§ **Goal**: The listing below should be printed exactly, every line of it. Skip the pictures.

┏━━

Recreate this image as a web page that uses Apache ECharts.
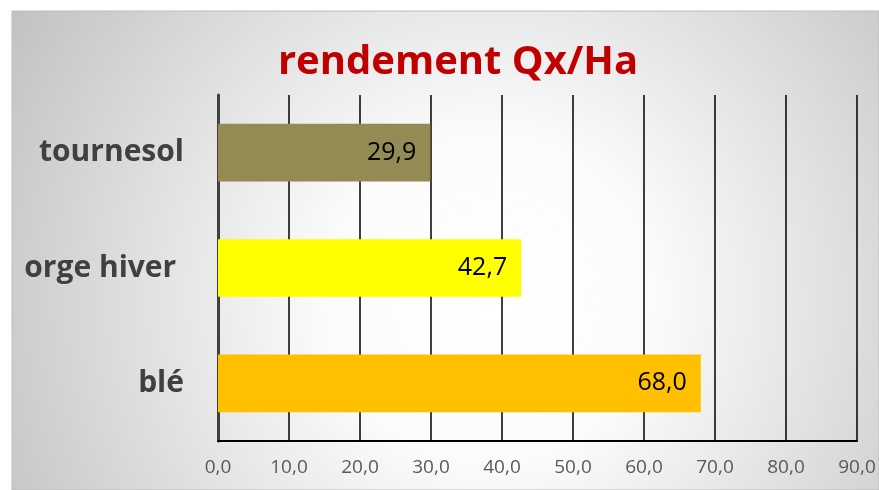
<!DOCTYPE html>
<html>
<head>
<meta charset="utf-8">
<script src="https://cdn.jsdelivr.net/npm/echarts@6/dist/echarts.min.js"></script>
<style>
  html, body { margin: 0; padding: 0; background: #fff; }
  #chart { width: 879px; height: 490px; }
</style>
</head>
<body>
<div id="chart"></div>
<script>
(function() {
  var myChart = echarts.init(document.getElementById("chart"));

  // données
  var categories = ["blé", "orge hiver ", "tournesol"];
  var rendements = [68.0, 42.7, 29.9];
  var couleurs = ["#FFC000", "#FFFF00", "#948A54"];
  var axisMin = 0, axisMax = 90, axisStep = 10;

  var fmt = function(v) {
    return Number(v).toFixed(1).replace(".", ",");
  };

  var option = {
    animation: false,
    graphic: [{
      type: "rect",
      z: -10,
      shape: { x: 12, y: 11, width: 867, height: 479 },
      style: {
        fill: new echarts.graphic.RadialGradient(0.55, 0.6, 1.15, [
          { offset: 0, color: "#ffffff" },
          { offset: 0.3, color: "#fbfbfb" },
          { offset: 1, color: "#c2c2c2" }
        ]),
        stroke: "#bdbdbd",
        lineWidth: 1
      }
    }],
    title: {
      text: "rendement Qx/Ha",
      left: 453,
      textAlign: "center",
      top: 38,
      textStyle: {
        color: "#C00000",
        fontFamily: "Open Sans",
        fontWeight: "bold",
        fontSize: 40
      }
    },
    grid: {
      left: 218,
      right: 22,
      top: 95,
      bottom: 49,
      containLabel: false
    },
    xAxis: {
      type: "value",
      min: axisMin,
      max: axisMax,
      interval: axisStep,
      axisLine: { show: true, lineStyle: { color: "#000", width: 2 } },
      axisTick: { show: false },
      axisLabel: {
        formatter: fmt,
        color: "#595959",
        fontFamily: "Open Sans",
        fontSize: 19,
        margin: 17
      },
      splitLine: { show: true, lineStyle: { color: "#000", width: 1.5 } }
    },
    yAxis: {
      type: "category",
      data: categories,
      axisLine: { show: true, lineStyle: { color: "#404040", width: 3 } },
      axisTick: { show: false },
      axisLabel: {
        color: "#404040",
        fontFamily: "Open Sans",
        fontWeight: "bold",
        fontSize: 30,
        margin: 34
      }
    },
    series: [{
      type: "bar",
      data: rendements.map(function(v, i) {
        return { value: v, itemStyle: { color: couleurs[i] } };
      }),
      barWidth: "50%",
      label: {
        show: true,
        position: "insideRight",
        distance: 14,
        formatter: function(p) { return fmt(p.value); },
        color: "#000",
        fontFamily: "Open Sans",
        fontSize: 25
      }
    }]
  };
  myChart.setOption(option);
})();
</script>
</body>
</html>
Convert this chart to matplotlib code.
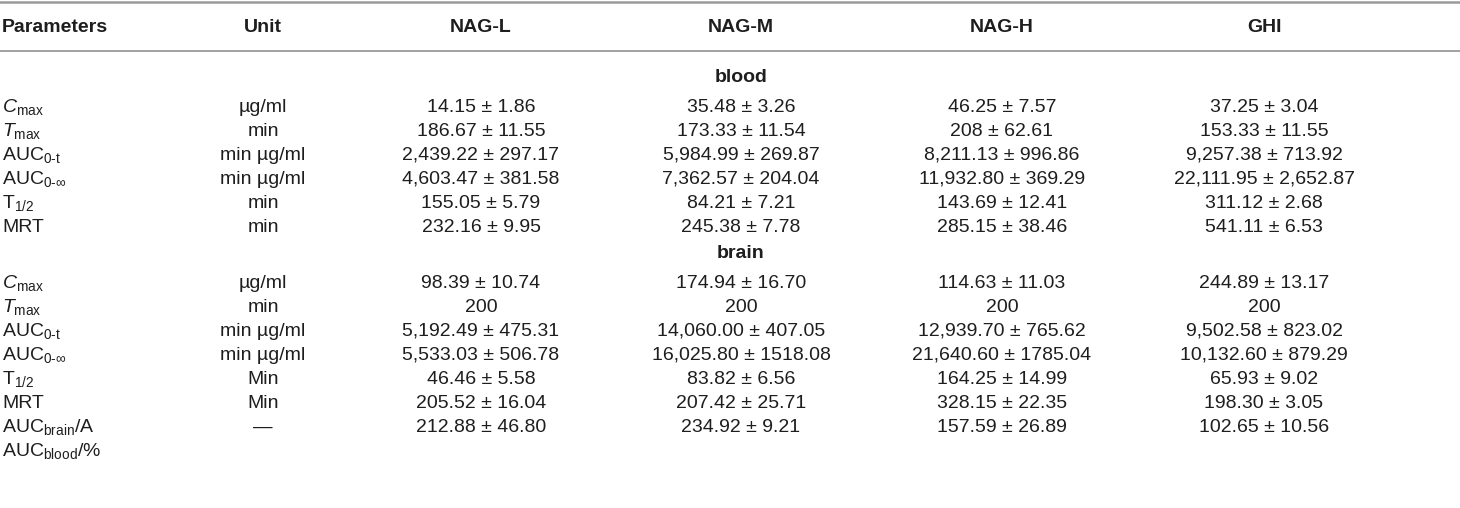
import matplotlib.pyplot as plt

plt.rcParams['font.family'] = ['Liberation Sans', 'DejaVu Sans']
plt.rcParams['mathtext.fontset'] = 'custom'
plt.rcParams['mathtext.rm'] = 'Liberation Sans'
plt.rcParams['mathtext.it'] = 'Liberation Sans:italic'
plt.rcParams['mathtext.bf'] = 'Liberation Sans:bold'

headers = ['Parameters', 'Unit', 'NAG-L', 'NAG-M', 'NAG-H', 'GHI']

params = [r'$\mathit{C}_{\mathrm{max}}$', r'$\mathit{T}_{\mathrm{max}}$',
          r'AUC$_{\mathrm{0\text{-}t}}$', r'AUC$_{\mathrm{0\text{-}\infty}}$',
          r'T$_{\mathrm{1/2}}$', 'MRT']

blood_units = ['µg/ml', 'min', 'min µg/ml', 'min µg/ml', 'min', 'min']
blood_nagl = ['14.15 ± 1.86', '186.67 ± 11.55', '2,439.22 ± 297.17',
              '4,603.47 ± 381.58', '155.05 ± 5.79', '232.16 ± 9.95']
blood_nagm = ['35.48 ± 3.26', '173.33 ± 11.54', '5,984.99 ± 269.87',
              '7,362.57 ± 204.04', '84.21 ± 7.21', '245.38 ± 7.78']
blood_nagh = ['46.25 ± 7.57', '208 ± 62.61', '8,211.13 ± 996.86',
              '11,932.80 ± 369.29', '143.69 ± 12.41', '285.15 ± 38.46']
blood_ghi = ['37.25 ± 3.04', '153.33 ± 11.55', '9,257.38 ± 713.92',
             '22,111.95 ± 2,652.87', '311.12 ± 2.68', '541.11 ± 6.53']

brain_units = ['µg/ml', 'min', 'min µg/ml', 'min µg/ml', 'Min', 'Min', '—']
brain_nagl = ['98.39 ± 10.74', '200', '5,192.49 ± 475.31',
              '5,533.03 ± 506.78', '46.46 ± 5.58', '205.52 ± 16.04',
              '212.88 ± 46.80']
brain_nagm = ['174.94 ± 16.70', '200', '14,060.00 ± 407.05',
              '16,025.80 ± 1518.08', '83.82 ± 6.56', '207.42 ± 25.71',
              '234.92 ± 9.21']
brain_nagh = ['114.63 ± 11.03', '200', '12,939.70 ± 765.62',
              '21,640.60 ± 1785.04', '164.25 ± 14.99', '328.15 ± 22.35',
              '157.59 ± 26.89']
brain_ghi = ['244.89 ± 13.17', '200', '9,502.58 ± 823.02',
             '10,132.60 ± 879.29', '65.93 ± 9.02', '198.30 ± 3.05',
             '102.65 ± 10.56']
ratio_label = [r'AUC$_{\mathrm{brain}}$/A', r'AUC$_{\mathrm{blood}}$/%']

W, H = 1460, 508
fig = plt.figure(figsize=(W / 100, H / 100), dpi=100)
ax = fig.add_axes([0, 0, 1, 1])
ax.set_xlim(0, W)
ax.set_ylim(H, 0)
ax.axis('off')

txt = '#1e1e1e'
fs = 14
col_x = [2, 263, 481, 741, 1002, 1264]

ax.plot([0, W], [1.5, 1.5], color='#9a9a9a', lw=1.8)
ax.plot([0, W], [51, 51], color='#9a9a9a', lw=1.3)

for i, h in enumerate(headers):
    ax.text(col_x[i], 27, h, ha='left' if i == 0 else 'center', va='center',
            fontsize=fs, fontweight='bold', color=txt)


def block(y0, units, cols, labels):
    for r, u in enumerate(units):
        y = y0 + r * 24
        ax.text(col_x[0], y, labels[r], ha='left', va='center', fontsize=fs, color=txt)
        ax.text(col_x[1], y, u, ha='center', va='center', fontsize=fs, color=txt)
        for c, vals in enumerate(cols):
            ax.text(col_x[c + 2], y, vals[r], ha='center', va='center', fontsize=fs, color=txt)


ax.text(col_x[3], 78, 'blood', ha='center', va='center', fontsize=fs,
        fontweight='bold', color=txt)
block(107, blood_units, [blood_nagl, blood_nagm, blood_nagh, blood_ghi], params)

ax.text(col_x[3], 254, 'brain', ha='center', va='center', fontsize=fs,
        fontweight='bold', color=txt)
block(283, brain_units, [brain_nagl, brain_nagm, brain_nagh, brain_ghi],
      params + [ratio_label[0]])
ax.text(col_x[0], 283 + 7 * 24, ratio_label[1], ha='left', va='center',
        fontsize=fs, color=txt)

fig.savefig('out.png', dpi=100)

┗━━

§ **Solution for this problem**:
Recreate this image as a web page that uses Apache ECharts.
<!DOCTYPE html>
<html>
<head>
<meta charset="utf-8">
<script src="https://cdn.jsdelivr.net/npm/echarts@6/dist/echarts.min.js"></script>
<style>
  html, body { margin: 0; padding: 0; background: #fff; }
  #chart { width: 879px; height: 490px; }
</style>
</head>
<body>
<div id="chart"></div>
<script>
(function() {
  var myChart = echarts.init(document.getElementById("chart"));

  // données
  var categories = ["blé", "orge hiver ", "tournesol"];
  var rendements = [68.0, 42.7, 29.9];
  var couleurs = ["#FFC000", "#FFFF00", "#948A54"];
  var axisMin = 0, axisMax = 90, axisStep = 10;

  var fmt = function(v) {
    return Number(v).toFixed(1).replace(".", ",");
  };

  var option = {
    animation: false,
    graphic: [{
      type: "rect",
      z: -10,
      shape: { x: 12, y: 11, width: 867, height: 479 },
      style: {
        fill: new echarts.graphic.RadialGradient(0.55, 0.6, 1.15, [
          { offset: 0, color: "#ffffff" },
          { offset: 0.3, color: "#fbfbfb" },
          { offset: 1, color: "#c2c2c2" }
        ]),
        stroke: "#bdbdbd",
        lineWidth: 1
      }
    }],
    title: {
      text: "rendement Qx/Ha",
      left: 453,
      textAlign: "center",
      top: 38,
      textStyle: {
        color: "#C00000",
        fontFamily: "Open Sans",
        fontWeight: "bold",
        fontSize: 40
      }
    },
    grid: {
      left: 218,
      right: 22,
      top: 95,
      bottom: 49,
      containLabel: false
    },
    xAxis: {
      type: "value",
      min: axisMin,
      max: axisMax,
      interval: axisStep,
      axisLine: { show: true, lineStyle: { color: "#000", width: 2 } },
      axisTick: { show: false },
      axisLabel: {
        formatter: fmt,
        color: "#595959",
        fontFamily: "Open Sans",
        fontSize: 19,
        margin: 17
      },
      splitLine: { show: true, lineStyle: { color: "#000", width: 1.5 } }
    },
    yAxis: {
      type: "category",
      data: categories,
      axisLine: { show: true, lineStyle: { color: "#404040", width: 3 } },
      axisTick: { show: false },
      axisLabel: {
        color: "#404040",
        fontFamily: "Open Sans",
        fontWeight: "bold",
        fontSize: 30,
        margin: 34
      }
    },
    series: [{
      type: "bar",
      data: rendements.map(function(v, i) {
        return { value: v, itemStyle: { color: couleurs[i] } };
      }),
      barWidth: "50%",
      label: {
        show: true,
        position: "insideRight",
        distance: 14,
        formatter: function(p) { return fmt(p.value); },
        color: "#000",
        fontFamily: "Open Sans",
        fontSize: 25
      }
    }]
  };
  myChart.setOption(option);
})();
</script>
</body>
</html>
Convert this chart to matplotlib code.
import matplotlib.pyplot as plt

plt.rcParams['font.family'] = ['Liberation Sans', 'DejaVu Sans']
plt.rcParams['mathtext.fontset'] = 'custom'
plt.rcParams['mathtext.rm'] = 'Liberation Sans'
plt.rcParams['mathtext.it'] = 'Liberation Sans:italic'
plt.rcParams['mathtext.bf'] = 'Liberation Sans:bold'

headers = ['Parameters', 'Unit', 'NAG-L', 'NAG-M', 'NAG-H', 'GHI']

params = [r'$\mathit{C}_{\mathrm{max}}$', r'$\mathit{T}_{\mathrm{max}}$',
          r'AUC$_{\mathrm{0\text{-}t}}$', r'AUC$_{\mathrm{0\text{-}\infty}}$',
          r'T$_{\mathrm{1/2}}$', 'MRT']

blood_units = ['µg/ml', 'min', 'min µg/ml', 'min µg/ml', 'min', 'min']
blood_nagl = ['14.15 ± 1.86', '186.67 ± 11.55', '2,439.22 ± 297.17',
              '4,603.47 ± 381.58', '155.05 ± 5.79', '232.16 ± 9.95']
blood_nagm = ['35.48 ± 3.26', '173.33 ± 11.54', '5,984.99 ± 269.87',
              '7,362.57 ± 204.04', '84.21 ± 7.21', '245.38 ± 7.78']
blood_nagh = ['46.25 ± 7.57', '208 ± 62.61', '8,211.13 ± 996.86',
              '11,932.80 ± 369.29', '143.69 ± 12.41', '285.15 ± 38.46']
blood_ghi = ['37.25 ± 3.04', '153.33 ± 11.55', '9,257.38 ± 713.92',
             '22,111.95 ± 2,652.87', '311.12 ± 2.68', '541.11 ± 6.53']

brain_units = ['µg/ml', 'min', 'min µg/ml', 'min µg/ml', 'Min', 'Min', '—']
brain_nagl = ['98.39 ± 10.74', '200', '5,192.49 ± 475.31',
              '5,533.03 ± 506.78', '46.46 ± 5.58', '205.52 ± 16.04',
              '212.88 ± 46.80']
brain_nagm = ['174.94 ± 16.70', '200', '14,060.00 ± 407.05',
              '16,025.80 ± 1518.08', '83.82 ± 6.56', '207.42 ± 25.71',
              '234.92 ± 9.21']
brain_nagh = ['114.63 ± 11.03', '200', '12,939.70 ± 765.62',
              '21,640.60 ± 1785.04', '164.25 ± 14.99', '328.15 ± 22.35',
              '157.59 ± 26.89']
brain_ghi = ['244.89 ± 13.17', '200', '9,502.58 ± 823.02',
             '10,132.60 ± 879.29', '65.93 ± 9.02', '198.30 ± 3.05',
             '102.65 ± 10.56']
ratio_label = [r'AUC$_{\mathrm{brain}}$/A', r'AUC$_{\mathrm{blood}}$/%']

W, H = 1460, 508
fig = plt.figure(figsize=(W / 100, H / 100), dpi=100)
ax = fig.add_axes([0, 0, 1, 1])
ax.set_xlim(0, W)
ax.set_ylim(H, 0)
ax.axis('off')

txt = '#1e1e1e'
fs = 14
col_x = [2, 263, 481, 741, 1002, 1264]

ax.plot([0, W], [1.5, 1.5], color='#9a9a9a', lw=1.8)
ax.plot([0, W], [51, 51], color='#9a9a9a', lw=1.3)

for i, h in enumerate(headers):
    ax.text(col_x[i], 27, h, ha='left' if i == 0 else 'center', va='center',
            fontsize=fs, fontweight='bold', color=txt)


def block(y0, units, cols, labels):
    for r, u in enumerate(units):
        y = y0 + r * 24
        ax.text(col_x[0], y, labels[r], ha='left', va='center', fontsize=fs, color=txt)
        ax.text(col_x[1], y, u, ha='center', va='center', fontsize=fs, color=txt)
        for c, vals in enumerate(cols):
            ax.text(col_x[c + 2], y, vals[r], ha='center', va='center', fontsize=fs, color=txt)


ax.text(col_x[3], 78, 'blood', ha='center', va='center', fontsize=fs,
        fontweight='bold', color=txt)
block(107, blood_units, [blood_nagl, blood_nagm, blood_nagh, blood_ghi], params)

ax.text(col_x[3], 254, 'brain', ha='center', va='center', fontsize=fs,
        fontweight='bold', color=txt)
block(283, brain_units, [brain_nagl, brain_nagm, brain_nagh, brain_ghi],
      params + [ratio_label[0]])
ax.text(col_x[0], 283 + 7 * 24, ratio_label[1], ha='left', va='center',
        fontsize=fs, color=txt)

fig.savefig('out.png', dpi=100)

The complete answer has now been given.